Kernel methods only need to be able to compute inner products between two images in feature space, e.g. $\kappa(\mathbf{x}_i,\mathbf{x}_j)=\langle\phi(\mathbf{x}_i),\phi(\mathbf{x}_j)\rangle$. We don't have to know the feature space to be able to compute inner products in it. This is called the kernel trick.
For an SVM, specifically, $\mathbf{w}$ is the separating hyperplane in feature space. You cannot always write this down in input space. Again, for the RBF kernel $\mathbf{w}$ resides in an infinite dimensional feature space. All we need to be able to do is compute the inner product of $\mathbf{w}$ and the image of the test instance $\mathbf{z}$ in feature space $\phi(\mathbf{z}$), which is:
$$\langle\mathbf{w},\phi(\mathbf{z})\rangle = \sum_{i\in SV}\alpha_i y_i \kappa(\mathbf{x}_i,\mathbf{z}).$$
SVMs exploit the so-called representer theorem, which states that the resulting models can always be expressed as a weighted sum of kernel evaluations between some training instances (the support vectors) and the test instance. This is in fact exploited by all kernel methods.

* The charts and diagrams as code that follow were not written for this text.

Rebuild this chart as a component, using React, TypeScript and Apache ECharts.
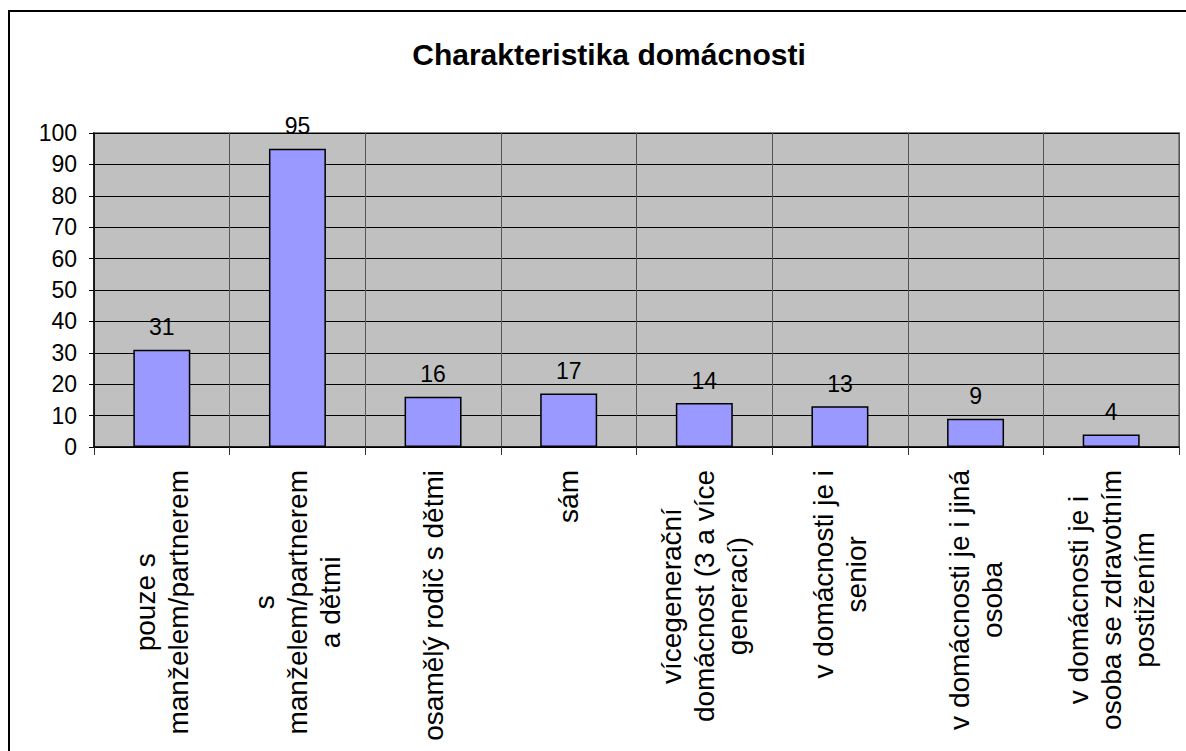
import React, { useEffect, useRef } from "react";
import * as echarts from "echarts";

const categories = [
  "pouze s\nmanželem/partnerem",
  "s\nmanželem/partnerem\na dětmi",
  "osamělý rodič s dětmi",
  "sám",
  "vícegenerační\ndomácnost (3 a více\ngenerací)",
  "v domácnosti je i\nsenior",
  "v domácnosti je i jiná\nosoba",
  "v domácnosti je i\nosoba se zdravotním\npostižením",
];
const values = [31, 95, 16, 17, 14, 13, 9, 4];
const titleText = "Charakteristika domácnosti";

const FONT = "'Liberation Sans', Arial, sans-serif";

export default function App() {
  const ref = useRef<HTMLDivElement>(null);
  useEffect(() => {
    if (!ref.current) return;
    const chart = echarts.init(ref.current, null, { renderer: "svg" });
    chart.setOption({
      animation: false,
      backgroundColor: "#ffffff",
      title: {
        text: titleText,
        left: 604,
        top: 34,
        textAlign: "center",
        textStyle: { fontFamily: FONT, fontSize: 30, fontWeight: "bold", color: "#000" },
      },
      graphic: [
        {
          type: "rect",
          shape: { x: 9, y: 11, width: 1300, height: 900 },
          style: { fill: "none", stroke: "#000", lineWidth: 2 },
          z: 100,
        },
      ],
      grid: {
        left: 94,
        right: 7,
        top: 133,
        bottom: 304,
        show: true,
        backgroundColor: "#C0C0C0",
        borderColor: "#808080",
        borderWidth: 2,
      },
      xAxis: {
        type: "category",
        data: categories,
        boundaryGap: true,
        axisLine: { lineStyle: { color: "#000", width: 1.5 } },
        axisTick: { show: true, length: 8, alignWithLabel: false, lineStyle: { color: "#333" } },
        splitLine: { show: true, lineStyle: { color: "#555", width: 1 } },
        axisLabel: {
          interval: 0,
          rotate: 90,
          margin: 23,
          color: "#000",
          fontFamily: FONT,
          fontSize: 28,
          lineHeight: 33,
          formatter: (v: string) => v.split("\n").map((l) => `{c|${l}}`).join("\n"),
          rich: {
            c: { align: "center", fontFamily: FONT, fontSize: 28, lineHeight: 33, color: "#000" },
          },
        },
      },
      yAxis: {
        type: "value",
        min: 0,
        max: 100,
        interval: 10,
        axisLine: { show: true, lineStyle: { color: "#000", width: 1.5 } },
        axisTick: { show: true, length: 5, lineStyle: { color: "#000" } },
        splitLine: { show: true, lineStyle: { color: "#000", width: 1 } },
        axisLabel: { margin: 17, color: "#000", fontFamily: FONT, fontSize: 23 },
      },
      series: [
        {
          type: "bar",
          data: values,
          barWidth: "42%",
          itemStyle: { color: "#9999FF", borderColor: "#000", borderWidth: 1.5 },
          label: {
            show: true,
            position: "top",
            distance: 11,
            color: "#000",
            fontFamily: FONT,
            fontSize: 23,
          },
        },
      ],
    });
    return () => chart.dispose();
  }, []);
  return (
    <div
      ref={ref}
      style={{ position: "fixed", left: 0, top: 0, width: 1186, height: 751 }}
    />
  );
}
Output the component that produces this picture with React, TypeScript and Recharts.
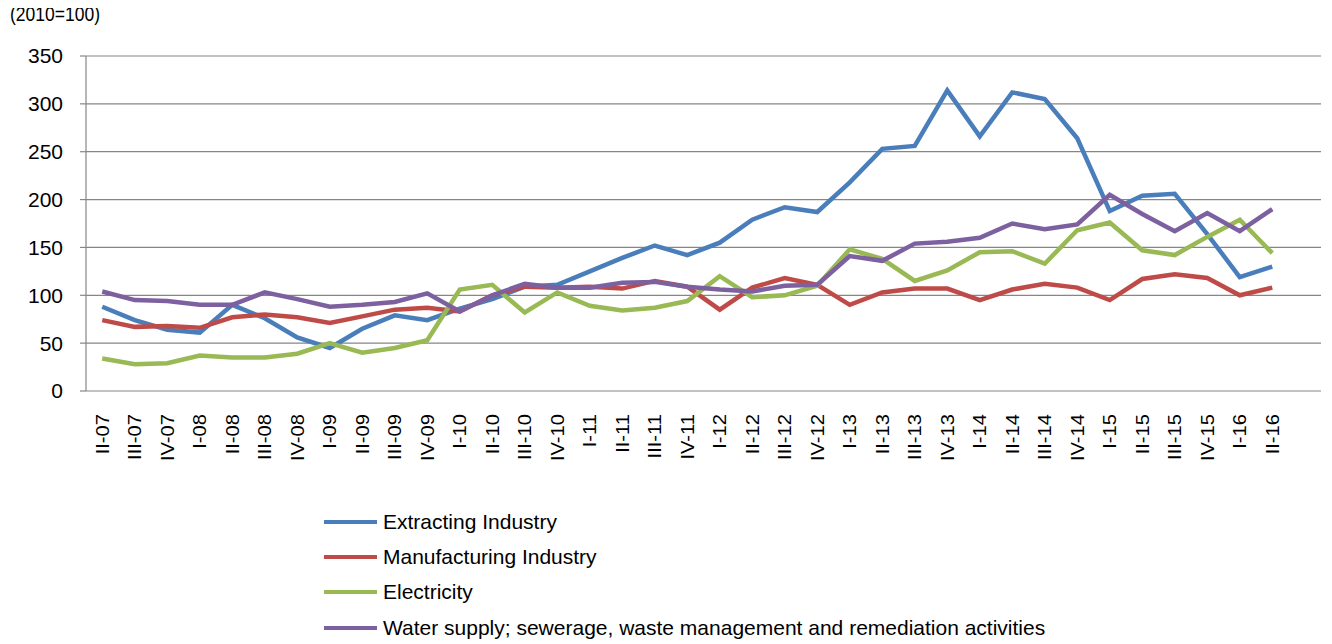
import { LineChart, Line, XAxis, YAxis, CartesianGrid, Legend } from 'recharts'

const quarters = [
  'II-07', 'III-07', 'IV-07', 'I-08', 'II-08', 'III-08', 'IV-08', 'I-09', 'II-09', 'III-09', 'IV-09',
  'I-10', 'II-10', 'III-10', 'IV-10', 'I-11', 'II-11', 'III-11', 'IV-11', 'I-12', 'II-12', 'III-12', 'IV-12',
  'I-13', 'II-13', 'III-13', 'IV-13', 'I-14', 'II-14', 'III-14', 'IV-14', 'I-15', 'II-15', 'III-15', 'IV-15',
  'I-16', 'II-16',
]

const extracting = [
  88, 74, 64, 61, 90, 76, 56, 45, 65, 79, 74,
  86, 96, 109, 111, 125, 139, 152, 142, 155, 179, 192, 187,
  218, 253, 256, 314, 266, 312, 305, 264, 188, 204, 206, 164,
  119, 130,
]
const manufacturing = [
  74, 67, 68, 66, 77, 80, 77, 71, 78, 85, 87,
  83, 100, 109, 108, 109, 107, 115, 109, 85, 108, 118, 111,
  90, 103, 107, 107, 95, 106, 112, 108, 95, 117, 122, 118,
  100, 108,
]
const electricity = [
  34, 28, 29, 37, 35, 35, 39, 50, 40, 45, 53,
  106, 111, 82, 103, 89, 84, 87, 94, 120, 98, 100, 110,
  148, 138, 115, 126, 145, 146, 133, 168, 176, 147, 142, 161,
  179, 144,
]
const water = [
  104, 95, 94, 90, 90, 103, 96, 88, 90, 93, 102,
  83, 100, 112, 108, 108, 113, 114, 109, 106, 104, 110, 111,
  141, 136, 154, 156, 160, 175, 169, 174, 205, 185, 167, 186,
  167, 190,
]

const yTicks = [0, 50, 100, 150, 200, 250, 300, 350]

const SERIES = [
  { key: 'extracting', name: 'Extracting Industry', color: '#4A7EBB' },
  { key: 'manufacturing', name: 'Manufacturing Industry', color: '#BE4B48' },
  { key: 'electricity', name: 'Electricity', color: '#98B954' },
  { key: 'water', name: 'Water supply; sewerage, waste management and remediation activities', color: '#7D60A0' },
]

const data = quarters.map((q, i) => ({
  q,
  extracting: extracting[i],
  manufacturing: manufacturing[i],
  electricity: electricity[i],
  water: water[i],
}))

// one slot more than the data: the axis runs one empty category past II-16
const slotCount = quarters.length + 1
const boundaryTicks = Array.from({ length: slotCount + 1 }, (_, i) => i)

const FONT = '"Liberation Sans", Arial, sans-serif'
const AXIS = '#868686'

function QuarterTick({ x, y, payload }: any) {
  return (
    <g transform={`translate(${x},${y + 23}) rotate(-90) scale(1.12,1)`}>
      <text x={0} y={0} dy="0.36em" textAnchor="end" fontSize={18} fill="#000" fontFamily={FONT}>
        {payload.value}
      </text>
    </g>
  )
}

function SeriesLegend() {
  return (
    <div style={{ fontFamily: FONT, fontSize: 21, color: '#000' }}>
      {SERIES.map(s => (
        <div key={s.key} style={{ display: 'flex', alignItems: 'center', height: 35.3 }}>
          <span style={{ width: 53, height: 4, background: s.color, marginRight: 6, display: 'inline-block' }} />
          <span style={{ whiteSpace: 'nowrap' }}>{s.name}</span>
        </div>
      ))}
    </div>
  )
}

export default function App() {
  return (
    <div style={{ position: 'relative', width: 1316, height: 636, fontFamily: FONT }}>
      <div
        style={{
          position: 'absolute', left: 2, top: -3, fontSize: 17.5, lineHeight: 1,
          transform: 'scaleY(1.15)', transformOrigin: 'top left', color: '#000', zIndex: 1,
        }}
      >
        (2010=100)
      </div>
      <LineChart width={1316} height={636} data={data} margin={{ top: 48, right: 3, bottom: 183, left: 0 }}>
        <CartesianGrid vertical={false} stroke={AXIS} strokeWidth={1.2} xAxisId={1} />
        <XAxis
          xAxisId={0}
          type="number"
          domain={[0, slotCount]}
          allowDataOverflow
          ticks={boundaryTicks}
          tick={false}
          tickSize={6}
          height={0}
          stroke={AXIS}
          strokeWidth={1.2}
        />
        <XAxis
          xAxisId={1}
          dataKey="q"
          interval={0}
          padding={{ left: 16.25, right: 48.75 }}
          axisLine={false}
          tickLine={false}
          tickSize={0}
          tickMargin={0}
          height={70}
          tick={<QuarterTick />}
        />
        <YAxis
          domain={[0, 350]}
          ticks={yTicks}
          width={78}
          tickSize={6}
          tickMargin={17}
          stroke={AXIS}
          strokeWidth={1.2}
          tick={{ fontSize: 21, fill: '#000', fontFamily: FONT }}
        />
        <Legend
          layout="vertical"
          align="center"
          verticalAlign="middle"
          wrapperStyle={{ position: 'absolute', left: 316, top: 496, width: 'auto' }}
          content={<SeriesLegend />}
        />
        {SERIES.map(s => (
          <Line
            key={s.key}
            xAxisId={1}
            type="linear"
            dataKey={s.key}
            name={s.name}
            stroke={s.color}
            strokeWidth={4.5}
            dot={false}
            activeDot={false}
            isAnimationActive={false}
          />
        ))}
      </LineChart>
    </div>
  )
}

The RBF kernel maps onto an infinite dimensional feature space. For a writeup on this you may consult these slides by Chih-Jen Lin, particularly slides 10 and 11. For a one-dimensional $x$:
$$\phi_{RBF}(x) = e^{-\gamma x^2}\big[1,\sqrt{\frac{2\gamma}{1!}}x, \sqrt{\frac{(2\gamma)^2}{2!}}x^2, \sqrt{\frac{(2\gamma)^3}{3!}}x^3,\ldots\big]^T,$$
which follows from the Taylor expansion of the exponential function.